Nella lunga carriera discografica di Solomon Burke mancava un album interamente dedicato alla tradizione blues, e molte delle registrazioni da lui realizzate non sono all’altezza della fama di King Of Rock & Soul. Negli ultimi anni Burke ha inciso con regolarità, ma dopo l’eccellente doppio live (Soul Live, Rounder 1984) non era riuscito ad esprimersi ai massimi livelli.
Il fatto che tre anni siano trascorsi tra l’idea originaria di questo progetto e la sua realizzazione e che il figlio Selassie abbia nel lavoro un ruolo marginale hanno contribuito alla sua buona riuscita. Nulla di personale contro la famiglia di Mr. Burke, ma le lunghe e tediose introduzioni che alcuni suoi componenti propinano al pubblico in apertura di concerto, sono tali da far rilevare con sollievo che il figlio è solo presente come background vocalist.

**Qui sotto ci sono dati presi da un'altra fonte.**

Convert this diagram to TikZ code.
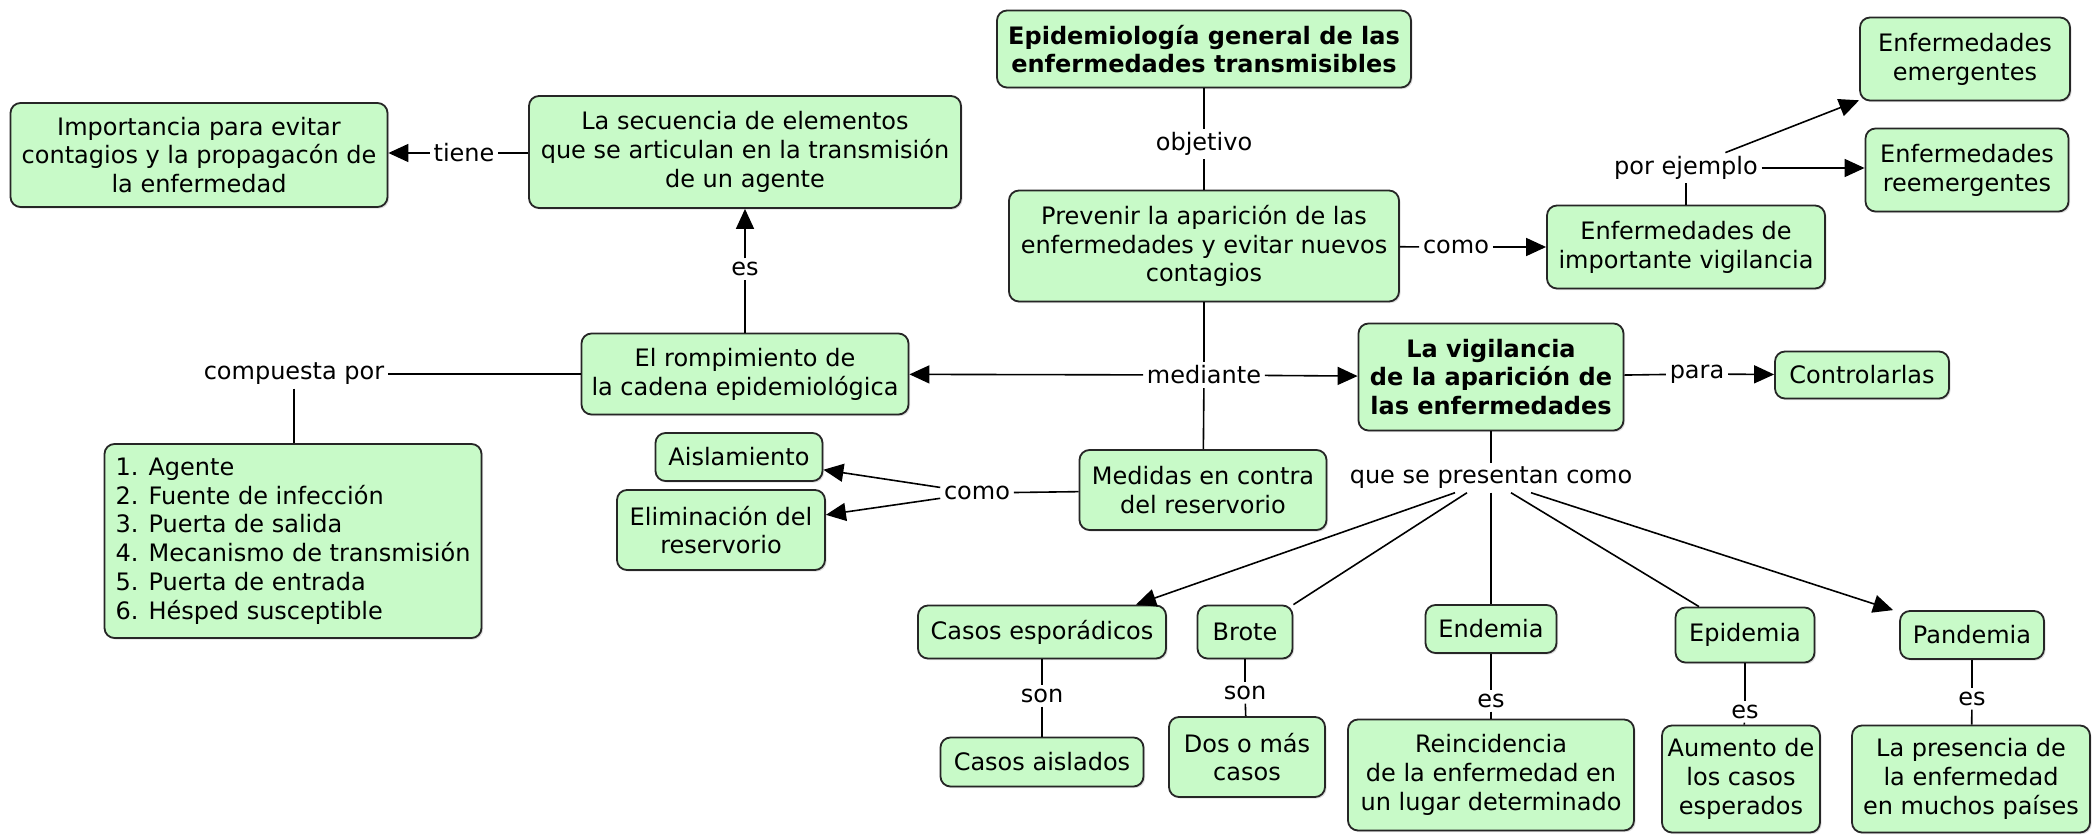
\documentclass[tikz,border=0pt]{standalone}
\usepackage{fontspec}
\setmainfont{DejaVu Sans}
\usetikzlibrary{arrows.meta,shadows}
\definecolor{cmapgreen}{RGB}{200,250,200}

\begin{document}
\begin{tikzpicture}[x=0.5pt,y=-0.5pt, line width=0.8pt,
  nodes = {font=\fontsize{12}{14.4}\selectfont},
  concept/.style = {draw=black!85, line width=0.9pt, fill=cmapgreen,
    rounded corners=5pt, align=center, inner sep=2pt,
    drop shadow={shadow xshift=0.8pt, shadow yshift=-0.8pt, opacity=0.25}},
  link/.style = {inner sep=1.5pt},
  arr/.style = {-{Triangle[length=10pt,width=9pt]}}]
\useasboundingbox (0,0) rectangle (2095,835);

% concepts
\node[concept, minimum width=207pt, minimum height=38.5pt, font=\fontsize{12}{14.4}\selectfont\bfseries]
  (epi) at (1204,49) {Epidemiología general de las\\enfermedades transmisibles};
\node[concept, minimum width=195pt, minimum height=55.5pt]
  (prev) at (1204,246) {Prevenir la aparición de las\\enfermedades y evitar nuevos\\contagios};
\node[concept, minimum width=139pt, minimum height=41.5pt]
  (vig) at (1686,247) {Enfermedades de\\importante vigilancia};
\node[concept, minimum width=105pt, minimum height=41.5pt]
  (emer) at (1965,59) {Enfermedades\\emergentes};
\node[concept, minimum width=101.5pt, minimum height=41.5pt]
  (reem) at (1967,170) {Enfermedades\\reemergentes};
\node[concept, minimum width=216pt, minimum height=56pt]
  (secu) at (745,152) {La secuencia de elementos\\que se articulan en la transmisión\\de un agente};
\node[concept, minimum width=188.5pt, minimum height=52pt]
  (impo) at (199,155) {Importancia para evitar\\contagios y la propagacón de\\la enfermedad};
\node[concept, minimum width=163.5pt, minimum height=40.5pt]
  (romp) at (745,374) {El rompimiento de\\la cadena epidemiológica};
\node[concept, minimum width=132.5pt, minimum height=53.5pt, font=\fontsize{12}{14.4}\selectfont\bfseries]
  (vigi) at (1491,377) {La vigilancia\\de la aparición de\\las enfermedades};
\node[concept, minimum width=87pt, minimum height=23.5pt]
  (ctrl) at (1862,375) {Controlarlas};
\node[concept, minimum width=188.5pt, minimum height=97pt, align=left]
  (list) at (293,541) {1. Agente\\2. Fuente de infección\\3. Puerta de salida\\4. Mecanismo de transmisión\\5. Puerta de entrada\\6. Hésped susceptible};
\node[concept, minimum width=83.5pt, minimum height=24pt]
  (aisl) at (739,457) {Aislamiento};
\node[concept, minimum width=104pt, minimum height=40pt]
  (elim) at (721,530) {Eliminación del\\reservorio};
\node[concept, minimum width=123.5pt, minimum height=40pt]
  (medi) at (1203,490) {Medidas en contra\\del reservorio};
\node[concept, minimum width=124pt, minimum height=26.5pt]
  (cesp) at (1042,632) {Casos esporádicos};
\node[concept, minimum width=47.5pt, minimum height=26.5pt]
  (brot) at (1245,632) {Brote};
\node[concept, minimum width=65.5pt, minimum height=24pt]
  (ende) at (1491,629) {Endemia};
\node[concept, minimum width=69.5pt, minimum height=27.5pt]
  (epid) at (1745,635) {Epidemia};
\node[concept, minimum width=72pt, minimum height=24pt]
  (pand) at (1972,635) {Pandemia};
\node[concept, minimum width=101.5pt, minimum height=24.5pt]
  (cais) at (1042,762) {Casos aislados};
\node[concept, minimum width=78pt, minimum height=40pt]
  (dosm) at (1247,757) {Dos o más\\casos};
\node[concept, minimum width=143pt, minimum height=55.5pt]
  (rein) at (1491,775) {Reincidencia\\de la enfermedad en\\un lugar determinado};
\node[concept, minimum width=79pt, minimum height=53.5pt]
  (aume) at (1741,779) {Aumento de\\los casos\\esperados};
\node[concept, minimum width=119pt, minimum height=53.5pt]
  (pres) at (1971,779) {La presencia de\\la enfermedad\\en muchos países};

% linking phrases
\node[link] (objetivo) at (1204,144) {objetivo};
\node[link] (como1) at (1456,247) {como};
\node[link] (porej) at (1686,168) {por ejemplo};
\node[link] (tiene) at (464,153) {tiene};
\node[link] (es1) at (745,269) {es};
\node[link] (comp) at (294,374) {compuesta por};
\node[link] (mediante) at (1204,375) {mediante};
\node[link] (para) at (1697,374) {para};
\node[link] (qspc) at (1491,478) {que se presentan como};
\node[link] (como2) at (977,493) {como};
\node[link] (son1) at (1042,696) {son};
\node[link] (son2) at (1245,693) {son};
\node[link] (es2) at (1491,701) {es};
\node[link] (es3) at (1745,712) {es};
\node[link] (es4) at (1972,699) {es};

% connectors
\draw (epi) -- (objetivo);
\draw (objetivo) -- (prev);
\draw (prev) -- (como1);
\draw[arr] (como1) -- (vig);
\draw (vig) -- (porej);
\draw[arr] (porej) -- (emer);
\draw[arr] (porej) -- (porej -| reem.west);
\draw (prev) -- (mediante);
\draw (mediante) -- (medi);
\draw[arr] (mediante) -- (romp);
\draw[arr] (mediante) -- (vigi);
\draw (romp) -- (es1);
\draw[arr] (es1) -- (secu);
\draw (secu.west |- tiene) -- (tiene);
\draw[arr] (tiene) -- (impo.east |- tiene);
\draw (romp) -- (comp);
\draw (comp) -- (comp |- list.north);
\draw (medi) -- (como2);
\draw[arr] (como2) -- (aisl);
\draw[arr] (como2) -- (elim);
\draw (vigi) -- (para);
\draw[arr] (para) -- (ctrl);
\draw (vigi) -- (qspc);
\draw[arr] ([xshift=-18pt]qspc.south) -- ([xshift=47pt]cesp.north);
\draw ([xshift=-12pt]qspc.south) -- (brot.north east);
\draw (qspc) -- (ende);
\draw ([xshift=10pt]qspc.south) -- ([xshift=-23pt]epid.north);
\draw[arr] ([xshift=20pt]qspc.south) -- ([xshift=-3pt]pand.north west);
\foreach \top/\lbl/\bot in {cesp/son1/cais, brot/son2/dosm, ende/es2/rein,
    epid/es3/aume, pand/es4/pres} {
  \draw (\top) -- (\lbl);
  \draw (\lbl) -- (\bot);
}
\end{tikzpicture}
\end{document}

Soul Of The Blues non inizia bene, con una pallida versione di My Babe, ma già dal secondo brano, Good Rockin’ Tonight di Roy Brown, il registro cambia, il suo canto prende quota nella migliore tradizione degli shouter: splendido!
Eccellente il tappeto sonoro che la Black Top House Band mette a disposizione di Burke: le tastiere di Sammy Perfect, le chitarre di Sam Mayfield e Clarence Hollimon, la robusta sezione fiati, il grande George Porter Jr. al basso, il batterista Hermon V. Hermest III ed il pianista David Tarkonowsky sanno creare il giusto suono per la sua voce.
Se tutto non è perfetto nella scelta dei brani (Candy, di Big Maybelle, non convince) però è vero che questo Soul Of The Blues è l’album in studio che è lecito aspettarsi da un grande interprete come lui. Sufferin’ Mind di Eddie ‘Guitar Slim’ Jones, Pledging My Love di Johnny Ace, No Night By Myself, Street Walking Woman, Crowded Hole, Don’t Received Me ne sono la prova tangibile.
Il CD viene presentato come Volume 1 e mi auguro che un Volume 2 segua a questo riuscito grande tributo alla tradizione del canto afro-americano.